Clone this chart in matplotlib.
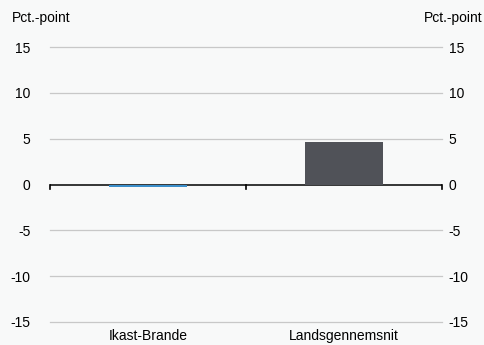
import matplotlib.pyplot as plt
import matplotlib.transforms as mtransforms

plt.rcParams["font.family"] = ["Liberation Sans", "DejaVu Sans"]

# chart data
categories = ["Ikast-Brande", "Landsgennemsnit"]
values = [-0.25, 4.6]
bar_colors = ["#3b8fcb", "#505258"]
yticks = [-15, -10, -5, 0, 5, 10, 15]

bg = "#f8f9f9"
fig = plt.figure(figsize=(4.85, 3.45), dpi=100, facecolor=bg)
ax = fig.add_axes([0.103, 0.0667, 0.808, 0.797], facecolor=bg)

x = list(range(len(categories)))
ax.bar(x, values, width=0.4, color=bar_colors, zorder=5)

ax.set_xlim(-0.5, len(categories) - 0.5)
ax.set_ylim(-15, 15)

# gridlines
for t in yticks:
    if t != 0:
        ax.axhline(t, color="#c8c8c8", linewidth=0.9, zorder=1, clip_on=False)
ax.axhline(0, color="black", linewidth=1.1, zorder=4)

# small ticks on the zero line
for xt in [-0.5, 0.5, 1.5]:
    ax.plot([xt, xt], [0, -0.45], color="black", linewidth=1.2, zorder=4,
            clip_on=False)

for s in ax.spines.values():
    s.set_visible(False)
ax.set_xticks([])
ax.set_yticks(yticks)
ax.set_yticklabels([str(t) for t in yticks], fontsize=10)
ax.tick_params(axis="y", length=0, pad=14)

# right side labels
ax2 = ax.twinx()
ax2.set_ylim(ax.get_ylim())
ax2.set_yticks(yticks)
ax2.set_yticklabels([str(t) for t in yticks], fontsize=10)
ax2.tick_params(axis="y", length=0, pad=5)
for s in ax2.spines.values():
    s.set_visible(False)

# category labels below the plot
trans = mtransforms.blended_transform_factory(ax.transData, ax.transAxes)
for xi, c in zip(x, categories):
    ax.text(xi, -0.05, c, transform=trans, ha="center", va="center", fontsize=10)

fig.text(12 / 485, 1 - 18 / 345, "Pct.-point", ha="left", va="center", fontsize=10)
fig.text(483 / 485, 1 - 18 / 345, "Pct.-point", ha="right", va="center", fontsize=10)

fig.savefig("out.png", dpi=100, facecolor=bg)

::::::

Starting at the top of the listing above, reproduce each line up to and including the one with "yticks = [-15, -10, -5, 0, 5, 10, 15]"; omit the pictures.

Clone this chart in matplotlib.
import matplotlib.pyplot as plt
import matplotlib.transforms as mtransforms

plt.rcParams["font.family"] = ["Liberation Sans", "DejaVu Sans"]

# chart data
categories = ["Ikast-Brande", "Landsgennemsnit"]
values = [-0.25, 4.6]
bar_colors = ["#3b8fcb", "#505258"]
yticks = [-15, -10, -5, 0, 5, 10, 15]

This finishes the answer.